If I were willing to designate their center as a “sponsor” of The Pomegranate and “put some Chinese names on the editorial board . . . the arrangement [would be] more than nominally profitable [for you].”R. had his own journal, which I am suppose now has some Chinese professors on the editorial board.
And there was no doubt that [Well-known Chinese university] had the cash.
There it was, a naked bribe. An odd experience. Had I been as financially shaky as R. thought I was — as financially shaky as he himself had often been until later in his career — I might have been more tempted. Sorry, professor of Communist studies, you are not going to buy your way in Pagan studies that easily.

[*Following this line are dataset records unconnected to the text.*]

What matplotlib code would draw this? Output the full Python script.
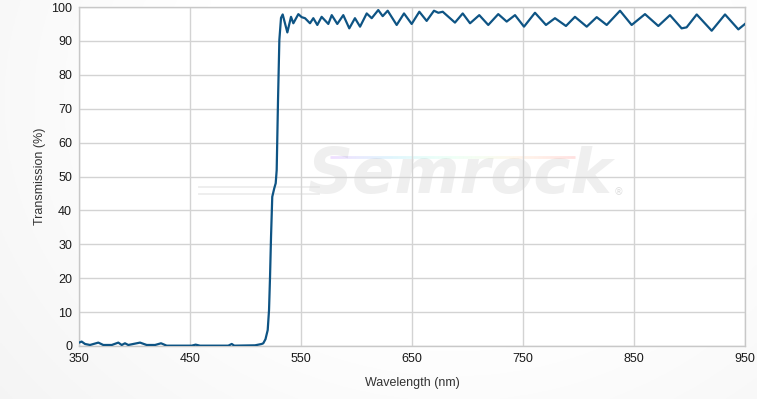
import numpy as np
import matplotlib
matplotlib.use("Agg")
import matplotlib.pyplot as plt
from matplotlib.collections import LineCollection

plt.rcParams['font.family'] = ['Liberation Sans', 'DejaVu Sans']

# --- data ---
wavelength = [350.0, 352.4, 355.4, 359.9, 367.4, 371.9, 379.5, 385.4, 388.5, 391.4,
              394.4, 405.0, 411.0, 418.5, 423.9, 429.0, 451.5, 455.1, 459.0, 484.5,
              487.6, 489.9, 508.6, 514.6, 516.0, 518.0, 520.0, 521.2, 522.1, 523.0,
              524.1, 525.9, 527.2, 528.1, 529.3, 530.5, 532.0, 533.5, 537.7, 541.0,
              543.1, 547.6, 550.6, 553.6, 558.1, 561.1, 564.7, 568.6, 574.6, 577.7,
              582.7, 588.1, 593.5, 598.6, 603.2, 609.2, 613.7, 619.6, 623.6, 628.1,
              636.2, 642.8, 649.7, 656.6, 663.2, 669.8, 673.7, 677.7, 688.7, 695.7,
              702.3, 710.6, 718.7, 727.7, 735.3, 742.8, 750.9, 760.8, 770.7, 778.8,
              788.7, 796.8, 807.4, 816.4, 825.4, 837.4, 847.9, 859.9, 871.9, 882.4,
              892.9, 897.4, 906.5, 920.0, 932.0, 935.0, 944.0, 950.0]
transmission = [1.0, 1.3, 0.6, 0.3, 1.0, 0.3, 0.3, 1.0, 0.3, 0.8,
                0.3, 1.0, 0.3, 0.3, 0.8, 0.1, 0.1, 0.4, 0.1, 0.1,
                0.6, 0.1, 0.2, 0.6, 0.8, 2.0, 4.7, 10.6, 20.4, 32.2,
                44.0, 46.5, 48.0, 51.9, 72.6, 90.3, 96.8, 97.8, 92.5, 97.1,
                95.2, 97.9, 97.0, 96.7, 95.2, 96.7, 94.7, 97.1, 95.0, 97.6,
                95.0, 97.6, 93.7, 96.7, 94.2, 98.1, 96.7, 99.1, 97.3, 98.9,
                94.7, 98.1, 95.0, 98.6, 95.9, 98.9, 98.3, 98.6, 95.4, 98.1,
                95.2, 97.6, 94.7, 97.9, 95.7, 97.6, 94.2, 98.3, 94.7, 96.7,
                94.4, 97.1, 94.2, 97.0, 94.7, 98.9, 94.7, 97.9, 94.4, 97.6,
                93.7, 94.0, 97.8, 93.0, 97.8, 96.7, 93.4, 95.0]
x_ticks = [350, 450, 550, 650, 750, 850, 950]
y_ticks = [0, 10, 20, 30, 40, 50, 60, 70, 80, 90, 100]

W, H = 757, 399
fig = plt.figure(figsize=(W / 100, H / 100), dpi=100)

# subtle background gradient (light gray at left / bottom edges)
bg = fig.add_axes([0, 0, 1, 1], zorder=-10)
gx = np.linspace(0, 1, 300)
gy = np.linspace(0, 1, 300)
GX, GY = np.meshgrid(gx, gy)
d = np.sqrt(((GX - 0.6) / 0.6) ** 2 + ((GY - 0.25) / 0.95) ** 2)
shade = 1.0 - 0.06 * np.clip(d - 0.6, 0, 1)
bg.imshow(np.dstack([shade] * 3), extent=[0, 1, 0, 1], aspect='auto', origin='upper',
          vmin=0, vmax=1)
bg.axis('off')

ax = fig.add_axes([79 / W, 1 - 346 / H, (745 - 79) / W, (346 - 7) / H])
ax.set_facecolor('white')
ax.set_xlim(350, 950)
ax.set_ylim(0, 100)
ax.set_xticks(x_ticks)
ax.set_yticks(y_ticks)
ax.grid(True, color='#d3d3d3', linewidth=1.0, zorder=0)
for s in ax.spines.values():
    s.set_color('#c8c8c8')
    s.set_linewidth(1.0)
ax.tick_params(length=0, labelsize=9, colors='#1a1a1a', pad=5)
ax.set_xlabel('Wavelength (nm)', fontsize=9, color='#333333', labelpad=9)
ax.set_ylabel('Transmission (%)', fontsize=9, color='#333333', labelpad=4)

# watermark
ax.text(0.572, 0.50, 'Semrock', transform=ax.transAxes, fontsize=45, fontweight='bold',
        fontstyle='italic', color='#dcdcdc', alpha=0.45, ha='center', va='center',
        family='DejaVu Sans', zorder=1)
ax.text(0.803, 0.455, '\u00ae', transform=ax.transAxes, fontsize=7, color='#d0d0d0',
        alpha=0.7, ha='left', va='center', family='DejaVu Sans', zorder=1)
for yy in (0.468, 0.447):
    ax.plot([0.18, 0.36], [yy, yy], transform=ax.transAxes,
            color='#e0e0e0', alpha=0.6, lw=1.3, zorder=1)
cmap = plt.get_cmap('rainbow')
xs = np.linspace(0.377, 0.745, 60)
segs = [[(xs[i], 0.558), (xs[i + 1], 0.558)] for i in range(len(xs) - 1)]
lc = LineCollection(segs, colors=[cmap(i / len(segs)) for i in range(len(segs))],
                    linewidths=2.0, alpha=0.12, transform=ax.transAxes, zorder=1)
ax.add_collection(lc)

ax.plot(wavelength, transmission, color='#0e5484', linewidth=1.6, zorder=3,
        solid_joinstyle='round')

fig.savefig('out.png', dpi=100)
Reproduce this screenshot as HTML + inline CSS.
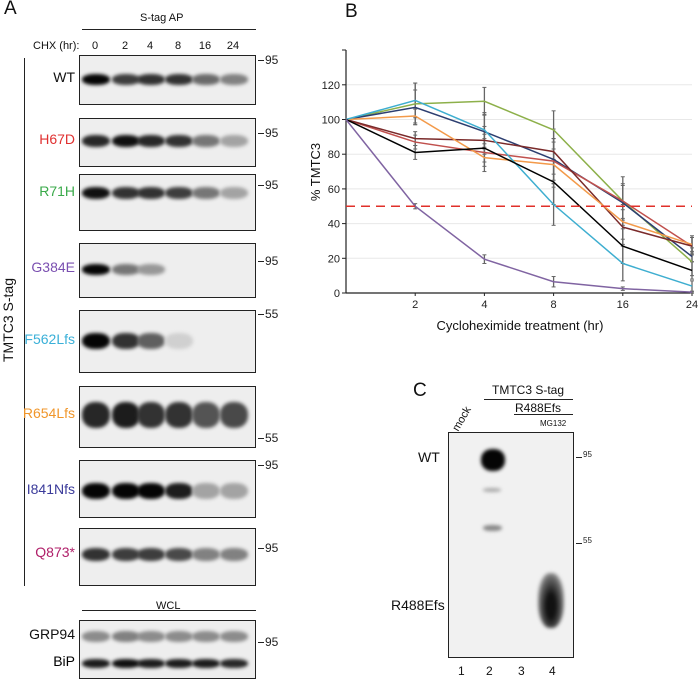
<!DOCTYPE html>
<html><head><meta charset="utf-8">
<style>
body{margin:0;background:#fff;font-family:"Liberation Sans",Arial,sans-serif;}
#root{position:relative;width:700px;height:681px;overflow:hidden;background:#fff;}
.t{position:absolute;white-space:nowrap;color:#111;}
.blot{position:absolute;border:1.5px solid #222;background:#eeeeee;box-sizing:border-box;overflow:hidden;}
.band{position:absolute;border-radius:45%;filter:blur(1.8px);}
.lbl{position:absolute;width:75px;text-align:right;font-size:14px;}
.mk{position:absolute;font-size:12px;color:#222;}
.mk:before{content:"";position:absolute;left:-7px;top:7px;width:6px;border-top:1px solid #222;}
</style></head>
<body><div id="root">
<div class="t" style="left:4px;top:-2px;font-size:19px">A</div>
<div class="t" style="left:140px;top:12px;font-size:11px">S-tag AP</div>
<div style="position:absolute;left:82px;top:29px;width:174px;border-top:1px solid #222"></div>
<div class="t" style="left:33px;top:40px;font-size:11px">CHX (hr):</div>
<div id="lanes"></div>
<div style="position:absolute;left:24px;top:58px;height:528px;border-left:1.5px solid #222"></div>
<div class="t" style="left:-34px;top:312px;font-size:14px;transform:rotate(-90deg)">TMTC3 S-tag</div>
<div id="blots"></div>
<div class="t" style="left:156px;top:600px;font-size:11px">WCL</div>
<div style="position:absolute;left:82px;top:610px;width:174px;border-top:1px solid #222"></div>

<div class="t" style="left:345px;top:1px;font-size:19px">B</div>
<svg id="chart" style="position:absolute;left:0;top:0" width="700" height="681"></svg>

<div class="t" style="left:413px;top:380px;font-size:19px">C</div>
<div class="t" style="left:492px;top:383px;font-size:12px">TMTC3 S-tag</div>
<div style="position:absolute;left:484px;top:399px;width:89px;border-top:1px solid #222"></div>
<div class="t" style="left:515px;top:401px;font-size:12px">R488Efs</div>
<div style="position:absolute;left:514px;top:414px;width:59px;border-top:1px solid #222"></div>
<div class="t" style="left:540px;top:419px;font-size:8px">MG132</div>
<div class="t" style="left:449px;top:413px;font-size:11px;transform:rotate(-60deg)">mock</div>
<div class="blot" style="left:448px;top:432px;width:126px;height:226px;background:#f1f1f1">
 <div class="band" style="left:32px;top:16px;width:24px;height:22px;background:#050505"></div>
 <div class="band" style="left:34px;top:55px;width:18px;height:4px;background:#aaa"></div>
 <div class="band" style="left:34px;top:92px;width:19px;height:6px;background:#888"></div>
 <div class="band" style="left:89px;top:140px;width:26px;height:55px;background:radial-gradient(ellipse at 50% 60%,#111 25%,#666 60%,#ddd 90%)"></div>
</div>
<div class="mk" style="left:583px;top:450px;font-size:8px">95</div>
<div class="mk" style="left:583px;top:536px;font-size:8px">55</div>
<div class="t" style="left:418px;top:449px;font-size:14px">WT</div>
<div class="t" style="left:391px;top:597px;font-size:14px">R488Efs</div>
<div class="t" style="left:458px;top:664px;font-size:12px">1</div>
<div class="t" style="left:486px;top:664px;font-size:12px">2</div>
<div class="t" style="left:518px;top:664px;font-size:12px">3</div>
<div class="t" style="left:549px;top:664px;font-size:12px">4</div>
</div>
<script>
// ---- Panel A blots ----
const laneLabels=["0","2","4","8","16","24"];
const laneX=[95,125,150,178,205,233];
const lanesDiv=document.getElementById('lanes');
laneLabels.forEach((l,i)=>{const d=document.createElement('div');d.className='t';d.style.cssText=`left:${laneX[i]-8}px;top:40px;width:16px;text-align:center;font-size:11px`;d.textContent=l;


lanesDiv.appendChild(d);});
const blots=[
 {n:"WT",c:"#111",top:55,h:50,band:23,dark:[1,.75,.8,.8,.55,.45],mk:"95",mkY:-2,bh:11},
 {n:"H67D",c:"#e03030",top:118,h:49,band:22,dark:[.85,.95,.85,.8,.5,.3],mk:"95",mkY:8,bh:12},
 {n:"R71H",c:"#3aaa4a",top:174,h:57,band:18,dark:[.95,.8,.8,.75,.5,.3],mk:"95",mkY:4,bh:12},
 {n:"G384E",c:"#7a4fb0",top:243,h:55,band:25,dark:[1,.5,.35,0,0,0],mk:"95",mkY:11,bh:11},
 {n:"F562Lfs",c:"#3ab0d8",top:310,h:63,band:30,dark:[1,.8,.6,.1,0,0],mk:"55",mkY:-3,bh:16},
 {n:"R654Lfs",c:"#f0962a",top:386,h:62,band:28,dark:[.85,.9,.8,.8,.65,.7],mk:"55",mkY:45,bh:26},
 {n:"I841Nfs",c:"#3a3a9a",top:460,h:58,band:30,dark:[1,1,1,.9,.3,.3],mk:"95",mkY:-2,bh:16},
 {n:"Q873*",c:"#b0206a",top:528,h:58,band:25,dark:[.8,.75,.75,.7,.45,.45],mk:"95",mkY:13,bh:13},
 {n:"GRP94",c:"#111",top:620,h:59,band:15,dark:[.4,.45,.4,.4,.4,.4],mk:"95",mkY:15,bh:11,second:{n:"BiP",band:42,dark:[.9,.95,.9,.9,.9,.85],bh:9}}
];
const bd=document.getElementById('blots');
blots.forEach(b=>{
 const key=b.n.toLowerCase().replace('*','-stop');
 const box=document.createElement('div');box.className='blot';
 box.style.cssText=`left:79px;top:${b.top}px;width:177px;height:${b.h}px`;
 
 
 const addBands=(arr,y,bh)=>arr.forEach((v,i)=>{if(v<=0)return;const g=Math.round(230-v*225);const e=document.createElement('div');e.className='band';
  e.style.cssText=`left:${laneX[i]-79-14}px;top:${y-bh/2}px;width:28px;height:${bh}px;background:rgb(${g},${g},${g})`;
  
  
  box.appendChild(e);});
 addBands(b.dark,b.band,b.bh);
 if(b.second)addBands(b.second.dark,b.second.band,b.second.bh);
 bd.appendChild(box);
 const l=document.createElement('div');l.className='lbl';l.style.cssText=`left:0;top:${b.top+b.band-9}px;color:${b.c}`;l.textContent=b.n;
 
 
 bd.appendChild(l);
 if(b.second){const l2=document.createElement('div');l2.className='lbl';l2.style.cssText=`left:0;top:${b.top+b.second.band-9}px`;l2.textContent=b.second.n;
 
 
 bd.appendChild(l2);}
 const m=document.createElement('div');m.className='mk';m.style.cssText=`left:265px;top:${b.top+b.mkY}px`;m.textContent=b.mk;
 
 
 bd.appendChild(m);
});

// ---- Panel B chart ----
const categories=["0","2","4","8","16","24"];
const yTicks=[0,20,40,60,80,100,120];
const sWT=[100,81,83.5,64,27,13];
const sG384E=[100,50,19.5,6.5,2.5,0.5];
const sF562Lfs=[100,111,94,51,17,4];
const sR71H=[100,109,110.5,94,53,18];
const sI841Nfs=[100,107,93,77,52,21];
const sR654Lfs=[100,102,78,74,41,28];
const sQ873=[100,89,88,81.5,38,27];
const sH67D=[100,87,81,76,53,27];
const errWT=[0,4,8,13,10,5];
const errG384E=[0,1.5,2.5,3,1,0.5];
const errF562Lfs=[0,10,10,12,10,3];
const errR71H=[0,12,8,11,14,8];
const threshold=50;
const series=[
 {n:"r71h",c:"#8db04a",v:sR71H,e:errR71H},
 {n:"i841nfs",c:"#2c3e70",v:sI841Nfs,e:errF562Lfs},
 {n:"h67d",c:"#c0504d",v:sH67D,e:errWT},
 {n:"q873",c:"#7a2a2a",v:sQ873,e:errWT},
 {n:"r654lfs",c:"#f39a4a",v:sR654Lfs,e:errWT},
 {n:"f562lfs",c:"#3eaed0",v:sF562Lfs,e:errF562Lfs},
 {n:"wt",c:"#000",v:sWT,e:errWT},
 {n:"g384e",c:"#8064a2",v:sG384E,e:errG384E}
];
const X0=346,XSTEP=69.2,Y0=293,YPX=1.735;
const xs=i=>X0+i*XSTEP, ys=v=>Y0-v*YPX;
const svg=document.getElementById('chart');const NS='http://www.w3.org/2000/svg';
function mk(tag,attrs,name){const e=document.createElementNS(NS,tag);for(const k in attrs)e.setAttribute(k,attrs[k]);
 
 
 svg.appendChild(e);return e;}
yTicks.forEach(t=>{if(t>0)mk('line',{x1:X0,x2:xs(5),y1:ys(t),y2:ys(t),stroke:'#e8e8e8','stroke-width':1},'gridline');
 mk('line',{x1:X0-4,x2:X0,y1:ys(t),y2:ys(t),stroke:'#222'},'y-tick');
 const tx=mk('text',{x:X0-6,y:ys(t)+4,'text-anchor':'end','font-size':11,fill:'#222','font-family':'Liberation Sans'},'y-tick-label');tx.textContent=t;});
mk('line',{x1:X0,x2:X0,y1:50,y2:Y0,stroke:'#222','stroke-width':1.2},'y-axis');
mk('line',{x1:X0,x2:xs(5)+2,y1:Y0,y2:Y0,stroke:'#222','stroke-width':1.2},'x-axis');
mk('line',{x1:X0-4,x2:X0,y1:50,y2:50,stroke:'#222'},'y-tick');
categories.forEach((c,i)=>{if(i==0)return;mk('line',{x1:xs(i),x2:xs(i),y1:Y0,y2:Y0+3,stroke:'#222'},'x-tick');
 const tx=mk('text',{x:xs(i),y:Y0+15,'text-anchor':'middle','font-size':11,fill:'#222','font-family':'Liberation Sans'},'x-tick-label');tx.textContent=c;});
series.forEach(s=>{s.v.forEach((v,i)=>{if(!s.e[i])return;const a=ys(v+s.e[i]),b=ys(v-s.e[i]);
 mk('line',{x1:xs(i),x2:xs(i),y1:a,y2:b,stroke:'#666','stroke-width':1.3},'error-bar');
 mk('line',{x1:xs(i)-2,x2:xs(i)+2,y1:a,y2:a,stroke:'#666'},'error-cap');
 mk('line',{x1:xs(i)-2,x2:xs(i)+2,y1:b,y2:b,stroke:'#666'},'error-cap');});});
series.forEach(s=>{mk('polyline',{points:s.v.map((v,i)=>xs(i)+','+ys(v)).join(' '),fill:'none',stroke:s.c,'stroke-width':1.5},'line-'+s.n);});
mk('line',{x1:X0,x2:xs(5),y1:ys(threshold),y2:ys(threshold),stroke:'#e0302a','stroke-width':1.5,'stroke-dasharray':'9,6'},'threshold-line');
const yl=mk('text',{x:0,y:0,transform:'translate(320,172) rotate(-90)','text-anchor':'middle','font-size':13,fill:'#111','font-family':'Liberation Sans'},'y-axis-title');yl.textContent='% TMTC3';
const xl=mk('text',{x:520,y:330,'text-anchor':'middle','font-size':13,fill:'#111','font-family':'Liberation Sans'},'x-axis-title');xl.textContent='Cycloheximide treatment (hr)';
</script>
</body></html>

I said no, and R. cut me off completely.
Something chilling occurred to me later. The incident was about five years ago. Since then, the mainland Chinese government has been cracking down on religion — all religions. The online journal Bitter Winter has carried many articles on the repression of not just “foreign” religions, mainly Islam and Christianity, in the People’s Republic, but also Buddhist and Taoist temples, new Chinese religious movements, and even family and clan memorial halls that go back for centuries.
All of them threaten President Xi Thought, apparently. All you can worship is Communism.
So if [major Chinese University] was preparing to study new reliigious movements, was that just part of a plan to wipe them out? There are predecents for that sort of thinking.